• Input records
########

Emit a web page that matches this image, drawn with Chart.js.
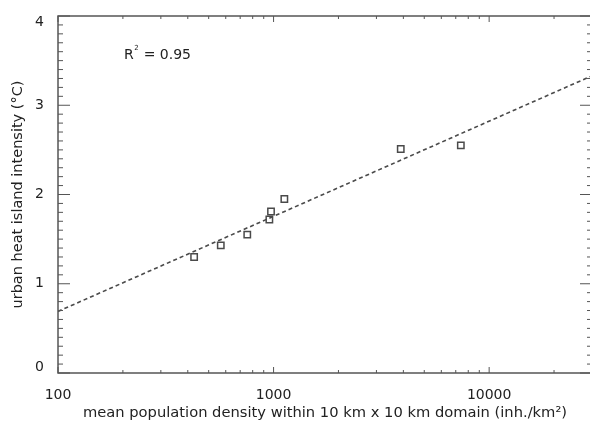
<!DOCTYPE html>
<html>
<head>
<meta charset="utf-8">
<title>Urban heat island vs population density</title>
<script src="https://cdn.jsdelivr.net/npm/chart.js@4.4.1/dist/chart.umd.min.js"></script>
<style>
    html, body { margin: 0; padding: 0; background: #fff; overflow: hidden; }
    .clip { width: 590px; height: 423px; overflow: hidden; }
    .wrap { position: relative; width: 598px; height: 423px; }
</style>
</head>
<body>
<div class="clip"><div class="wrap"><canvas id="uhiChart"></canvas></div></div>
<script>
// ========== DATA ==========
const popDensity = [428, 569, 755, 956, 973, 1122, 3890, 7390];
const uhiIntensity = [1.30, 1.43, 1.55, 1.72, 1.81, 1.95, 2.51, 2.55];
const fitX = [100, 30000];
const fitY = [0.69, 3.33];
const xTickValues = [100, 1000, 10000];
const yTickValues = [0, 1, 2, 3, 4];
const rSquared = '0.95';

const FONT = '"DejaVu Sans", Verdana, sans-serif';
const axisColor = '#555';
const textColor = '#222';
const markColor = '#4a4a4a';

// ========== FRAME + INWARD TICKS ==========
const frameTicks = {
    id: 'frameTicks',
    afterDatasetsDraw(chart) {
        const { ctx, chartArea: a, scales: { x, y } } = chart;
        ctx.save();
        ctx.strokeStyle = axisColor;
        ctx.lineWidth = 1.5;
        ctx.strokeRect(a.left, a.top, a.right - a.left, a.bottom - a.top);

        ctx.lineWidth = 1;
        ctx.beginPath();
        for (let decade = 100; decade <= x.max; decade *= 10) {
            for (let k = 1; k <= 9; k++) {
                const v = k * decade;
                if (v > x.max) break;
                const px = x.getPixelForValue(v);
                const len = k === 1 ? 6 : 3;
                ctx.moveTo(px, a.bottom); ctx.lineTo(px, a.bottom - len);
                ctx.moveTo(px, a.top); ctx.lineTo(px, a.top + len);
            }
        }
        for (let i = 0; i <= 40; i++) {
            const py = y.getPixelForValue(i / 10);
            const len = i % 10 === 0 ? 12 : 5;
            ctx.moveTo(a.left, py); ctx.lineTo(a.left + len, py);
            ctx.moveTo(a.right, py); ctx.lineTo(a.right - len, py);
        }
        ctx.stroke();

        // R² annotation
        ctx.fillStyle = textColor;
        ctx.textBaseline = 'alphabetic';
        let tx = a.left + 66;
        const ty = a.top + 43;
        ctx.font = '14px ' + FONT;
        ctx.fillText('R', tx, ty);
        tx += ctx.measureText('R').width;
        ctx.font = '7px ' + FONT;
        ctx.fillText('2', tx + 0.5, ty - 9);
        tx += ctx.measureText('2').width + 1;
        ctx.font = '14px ' + FONT;
        ctx.fillText(' = ' + rSquared, tx, ty);
        ctx.restore();
    }
};

// ========== CHART ==========
new Chart(document.getElementById('uhiChart'), {
    type: 'scatter',
    data: {
        datasets: [
            {
                label: 'fit',
                type: 'line',
                data: fitX.map((v, i) => ({ x: v, y: fitY[i] })),
                borderColor: markColor,
                borderWidth: 1.6,
                borderDash: [4, 3],
                pointRadius: 0,
                fill: false,
                tension: 0
            },
            {
                label: 'cities',
                data: popDensity.map((v, i) => ({ x: v, y: uhiIntensity[i] })),
                pointStyle: 'rect',
                pointRadius: 4.5,
                borderColor: markColor,
                borderWidth: 1.5,
                backgroundColor: 'rgba(0,0,0,0)'
            }
        ]
    },
    options: {
        responsive: true,
        maintainAspectRatio: false,
        animation: false,
        layout: { padding: { top: 16, right: 2, left: 0, bottom: 0 } },
        plugins: {
            legend: { display: false },
            tooltip: { enabled: false }
        },
        scales: {
            x: {
                type: 'logarithmic',
                min: 100,
                max: 30000,
                grid: { display: false },
                border: { display: false },
                afterBuildTicks: (scale) => { scale.ticks = xTickValues.map(v => ({ value: v })); },
                afterFit: (scale) => {
                    scale.height = 50;
                    scale.paddingLeft = 0;
                    scale.paddingRight = 0;
                },
                ticks: {
                    color: textColor,
                    font: { family: FONT, size: 14 },
                    padding: 6,
                    maxRotation: 0,
                    autoSkip: false,
                    callback: (v) => String(v)
                },
                title: {
                    display: true,
                    text: 'mean population density within 10 km x 10 km domain (inh./km²)',
                    color: textColor,
                    font: { family: FONT, size: 14.7 },
                    padding: { top: 0, bottom: 1 }
                }
            },
            y: {
                min: 0,
                max: 4,
                grid: { display: false },
                border: { display: false },
                afterBuildTicks: (scale) => { scale.ticks = yTickValues.map(v => ({ value: v })); },
                afterFit: (scale) => {
                    scale.width = 58;
                    scale.paddingTop = 0;
                    scale.paddingBottom = 0;
                },
                ticks: {
                    color: textColor,
                    font: { family: FONT, size: 14, lineHeight: 0.86 },
                    padding: 6,
                    // IDL keeps the end labels inside the frame
                    callback: (v) => v === 4 ? ['', '4'] : v === 0 ? ['0', ''] : String(v)
                },
                title: {
                    display: true,
                    text: 'urban heat island intensity (°C)',
                    color: textColor,
                    font: { family: FONT, size: 14.5 },
                    padding: { top: 10, bottom: 0 }
                }
            }
        }
    },
    plugins: [frameTicks]
});
</script>
</body>
</html>
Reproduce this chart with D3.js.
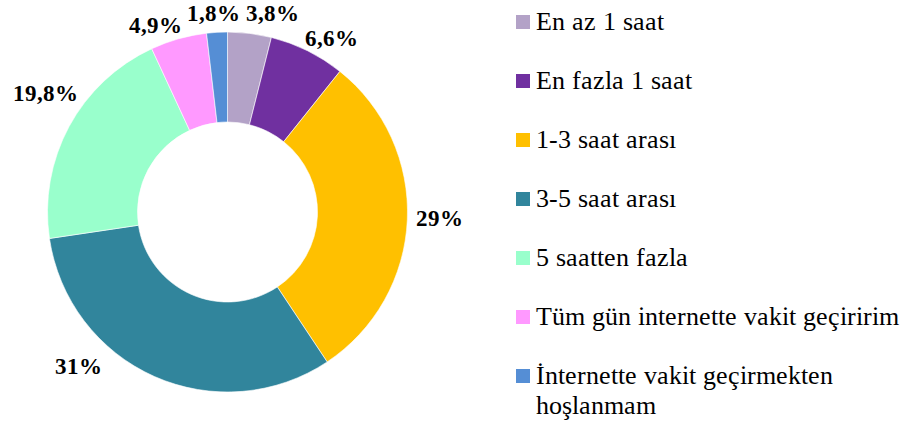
<!DOCTYPE html>
<html><head><meta charset="utf-8">
<script src="https://cdn.jsdelivr.net/npm/d3@7"></script>
<style>html,body{margin:0;padding:0;background:#fff;}
svg{display:block;}
@font-face{font-family:"ChartSerif";font-weight:400;src:local("Liberation Serif"),local("LiberationSerif"),local("LiberationSerif-Regular");}
@font-face{font-family:"ChartSerif";font-weight:700;src:local("Liberation Serif Bold"),local("LiberationSerif-Bold");}
</style>
</head><body>
<svg id="chart" width="915" height="425"></svg>
<script>
// ---- data ----
const categories = ["En az 1 saat","En fazla 1 saat","1-3 saat arası","3-5 saat arası","5 saatten fazla","Tüm gün internette vakit geçiririm","İnternette vakit geçirmekten hoşlanmam"];
const values = [3.8, 6.6, 29, 31, 19.8, 4.9, 1.8];
const valueLabels = ["3,8%","6,6%","29%","31%","19,8%","4,9%","1,8%"];
const colors = ["#B3A2C7","#7030A0","#FFC000","#31859C","#99FFCC","#FF99FF","#558ED5"];
const legendLines = [["En az 1 saat"],["En fazla 1 saat"],["1-3 saat arası"],["3-5 saat arası"],["5 saatten fazla"],["Tüm gün internette vakit geçiririm"],["İnternette vakit geçirmekten","hoşlanmam"]];

// ---- layout ----
const cx = 227.5, cy = 212, outerR = 180, innerR = 90, labelR = 205;
const labelNudge = [[20,5],[13,10],[7,-3],[-66,-33],[-2,-21],[-16,11],[-2,6]];
const FONT = "ChartSerif, 'Liberation Serif', serif";

const svg = d3.select("#chart");
const g = svg.append("g").attr("transform", `translate(${cx},${cy})`);
const data = categories.map((c,i)=>({cat:c, value:values[i], label:valueLabels[i], color:colors[i], i}));
const pie = d3.pie().value(d=>d.value).sort(null);
const arcs = pie(data);
const arc = d3.arc().innerRadius(innerR).outerRadius(outerR);

g.selectAll("path.slice").data(arcs).join("path")
  .attr("class","slice")
  .attr("d", arc)
  .attr("fill", d=>d.data.color)
  .attr("stroke","#fff").attr("stroke-width",0.6);

g.selectAll("text.lbl").data(arcs).join("text")
  .attr("class","lbl")
  .attr("x", d=>{const a=(d.startAngle+d.endAngle)/2; return labelR*Math.sin(a)+labelNudge[d.index][0];})
  .attr("y", d=>{const a=(d.startAngle+d.endAngle)/2; return -labelR*Math.cos(a)+labelNudge[d.index][1];})
  .attr("dy","0.33em")
  .attr("text-anchor","middle")
  .style("font-family", FONT)
  .attr("font-weight","bold")
  .attr("font-size","23px")
  .attr("fill","#000")
  .text(d=>d.data.label);

// legend
const legX = 516, legY0 = 22, legStep = 59, sw = 14;
const leg = svg.append("g");
legendLines.forEach((lines,i)=>{
  const y = legY0 + i*legStep;
  leg.append("rect").attr("x",legX).attr("y",y-sw/2).attr("width",sw).attr("height",sw).attr("fill",colors[i]);
  const t = leg.append("text").attr("x",legX+20).attr("y",y+8)
    .style("font-family", FONT)
    .attr("font-size","26px").attr("fill","#000");
  lines.forEach((ln,j)=>{
    t.append("tspan").attr("x",legX+20).attr("dy", j===0?0:30).text(ln);
  });
});
</script>
</body></html>
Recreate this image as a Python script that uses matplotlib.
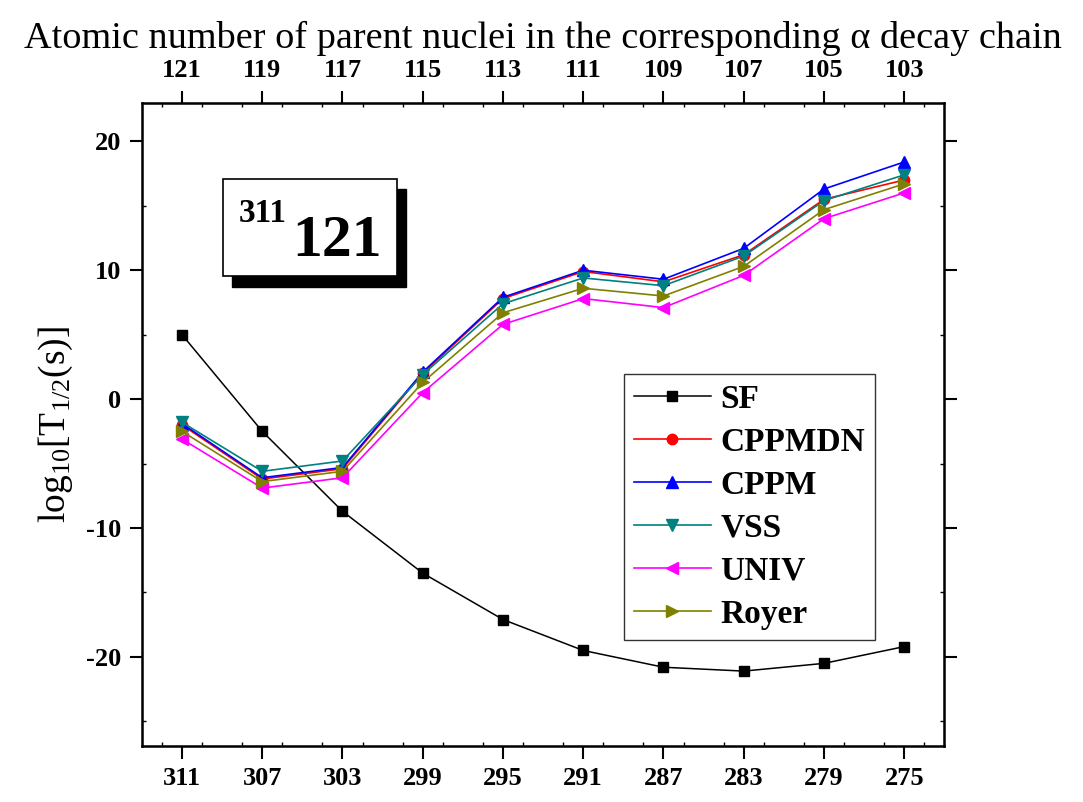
import matplotlib
matplotlib.use("Agg")
import matplotlib.pyplot as plt
from matplotlib.patches import Rectangle
from matplotlib.ticker import MultipleLocator

plt.rcParams['font.family'] = ['Liberation Serif', 'DejaVu Serif']
plt.rcParams['mathtext.fontset'] = 'custom'
plt.rcParams['mathtext.rm'] = 'Liberation Serif'
plt.rcParams['mathtext.it'] = 'Liberation Serif:italic'
plt.rcParams['mathtext.bf'] = 'Liberation Serif:bold'
plt.rcParams['axes.unicode_minus'] = False

# mass numbers along the chain and the matching parent Z
mass = [311, 307, 303, 299, 295, 291, 287, 283, 279, 275]
z_parent = [121, 119, 117, 115, 113, 111, 109, 107, 105, 103]

sf = [5.0, -2.5, -8.7, -13.5, -17.1, -19.5, -20.8, -21.1, -20.5, -19.2]
cppmdn = [-2.0, -6.2, -5.4, 2.0, 7.8, 9.9, 9.1, 11.2, 15.5, 17.0]
cppm = [-1.9, -6.1, -5.3, 2.1, 7.9, 10.0, 9.3, 11.7, 16.3, 18.4]
vss = [-1.8, -5.6, -4.8, 1.9, 7.4, 9.4, 8.8, 11.1, 15.4, 17.4]
univ = [-3.1, -6.9, -6.1, 0.5, 5.8, 7.8, 7.1, 9.6, 14.0, 16.0]
royer = [-2.5, -6.4, -5.6, 1.3, 6.7, 8.6, 8.0, 10.3, 14.7, 16.7]

fig = plt.figure(figsize=(10.83, 8.02), dpi=100)
ax = fig.add_axes([0.131, 0.070, 0.741, 0.802])

ax.plot(mass, sf, color='black', marker='s', ms=7, lw=1.1, label='SF')
ax.plot(mass, cppmdn, color='red', marker='o', ms=7.5, lw=1.2, label='CPPMDN')
ax.plot(mass, cppm, color='blue', marker='^', ms=9, lw=1.2, label='CPPM')
ax.plot(mass, vss, color='#008080', marker='v', ms=9, lw=1.2, label='VSS')
ax.plot(mass, univ, color='magenta', marker='<', ms=9, lw=1.2, label='UNIV')
ax.plot(mass, royer, color='#808000', marker='>', ms=9, lw=1.2, label='Royer')

ax.set_xlim(313, 273)
ax.set_ylim(-26.9, 23.0)
ax.set_xticks(mass)
ax.xaxis.set_minor_locator(MultipleLocator(2))
ax.yaxis.set_major_locator(MultipleLocator(10))
ax.yaxis.set_minor_locator(MultipleLocator(5))
for s in ax.spines.values():
    s.set_linewidth(1.8)
ax.tick_params(which='major', direction='out', length=9, width=1.5,
               labelsize=19, pad=6)
ax.tick_params(which='minor', direction='in', length=3, width=1.0)
ax.tick_params(axis='y', which='both', right=True)
for lab in ax.get_xticklabels() + ax.get_yticklabels():
    lab.set_fontweight('bold')

ax.set_ylabel(r'log$_{10}$[T$_{1/2}$(s)]', fontsize=27, labelpad=8)

# top axis with the parent atomic numbers
ax2 = ax.twiny()
ax2.set_xlim(ax.get_xlim())
ax2.set_xticks(mass)
ax2.set_xticklabels([str(z) for z in z_parent], fontweight='bold')
ax2.xaxis.set_minor_locator(MultipleLocator(2))
ax2.tick_params(which='major', direction='out', length=9, width=1.5,
                labelsize=19, pad=6)
ax2.tick_params(which='minor', direction='in', length=3, width=1.0)
ax2.set_xlabel('Atomic number of parent nuclei in the corresponding α decay chain',
               fontsize=27.5, labelpad=8)

# nucleus label box with drop shadow
ax.add_patch(Rectangle((0.112, 0.714), 0.217, 0.152, transform=ax.transAxes,
                       facecolor='black', edgecolor='black', zorder=5))
ax.add_patch(Rectangle((0.1006, 0.731), 0.217, 0.150, transform=ax.transAxes,
                       facecolor='white', edgecolor='black', lw=1.2, zorder=6))
ax.text(0.243, 0.762, '121', transform=ax.transAxes, fontsize=43,
        fontweight='bold', ha='center', va='baseline', zorder=7)
ax.text(0.151, 0.815, '311', transform=ax.transAxes, fontsize=24,
        fontweight='bold', ha='center', va='baseline', zorder=7)

leg = ax.legend(loc='upper left', bbox_to_anchor=(0.6006, 0.5785),
                prop={'weight': 'bold', 'size': 24}, frameon=True,
                fancybox=False, edgecolor='black', handlelength=2.3,
                handletextpad=0.3, labelspacing=0.36, borderpad=0.3,
                borderaxespad=0)
leg.get_frame().set_linewidth(1.0)

fig.savefig('out.png', dpi=100)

########

• Goal of the exercise
Leave out the pictures, and copy only the lines from the one holding "Reproduce this chart with D3.js." through the one holding "const arc = d3.arc().innerRadius(innerR).outerRadius(outerR);", exactly as written.

• Task response
Reproduce this chart with D3.js.
<!DOCTYPE html>
<html><head><meta charset="utf-8">
<script src="https://cdn.jsdelivr.net/npm/d3@7"></script>
<style>html,body{margin:0;padding:0;background:#fff;}
svg{display:block;}
@font-face{font-family:"ChartSerif";font-weight:400;src:local("Liberation Serif"),local("LiberationSerif"),local("LiberationSerif-Regular");}
@font-face{font-family:"ChartSerif";font-weight:700;src:local("Liberation Serif Bold"),local("LiberationSerif-Bold");}
</style>
</head><body>
<svg id="chart" width="915" height="425"></svg>
<script>
// ---- data ----
const categories = ["En az 1 saat","En fazla 1 saat","1-3 saat arası","3-5 saat arası","5 saatten fazla","Tüm gün internette vakit geçiririm","İnternette vakit geçirmekten hoşlanmam"];
const values = [3.8, 6.6, 29, 31, 19.8, 4.9, 1.8];
const valueLabels = ["3,8%","6,6%","29%","31%","19,8%","4,9%","1,8%"];
const colors = ["#B3A2C7","#7030A0","#FFC000","#31859C","#99FFCC","#FF99FF","#558ED5"];
const legendLines = [["En az 1 saat"],["En fazla 1 saat"],["1-3 saat arası"],["3-5 saat arası"],["5 saatten fazla"],["Tüm gün internette vakit geçiririm"],["İnternette vakit geçirmekten","hoşlanmam"]];

// ---- layout ----
const cx = 227.5, cy = 212, outerR = 180, innerR = 90, labelR = 205;
const labelNudge = [[20,5],[13,10],[7,-3],[-66,-33],[-2,-21],[-16,11],[-2,6]];
const FONT = "ChartSerif, 'Liberation Serif', serif";

const svg = d3.select("#chart");
const g = svg.append("g").attr("transform", `translate(${cx},${cy})`);
const data = categories.map((c,i)=>({cat:c, value:values[i], label:valueLabels[i], color:colors[i], i}));
const pie = d3.pie().value(d=>d.value).sort(null);
const arcs = pie(data);
const arc = d3.arc().innerRadius(innerR).outerRadius(outerR);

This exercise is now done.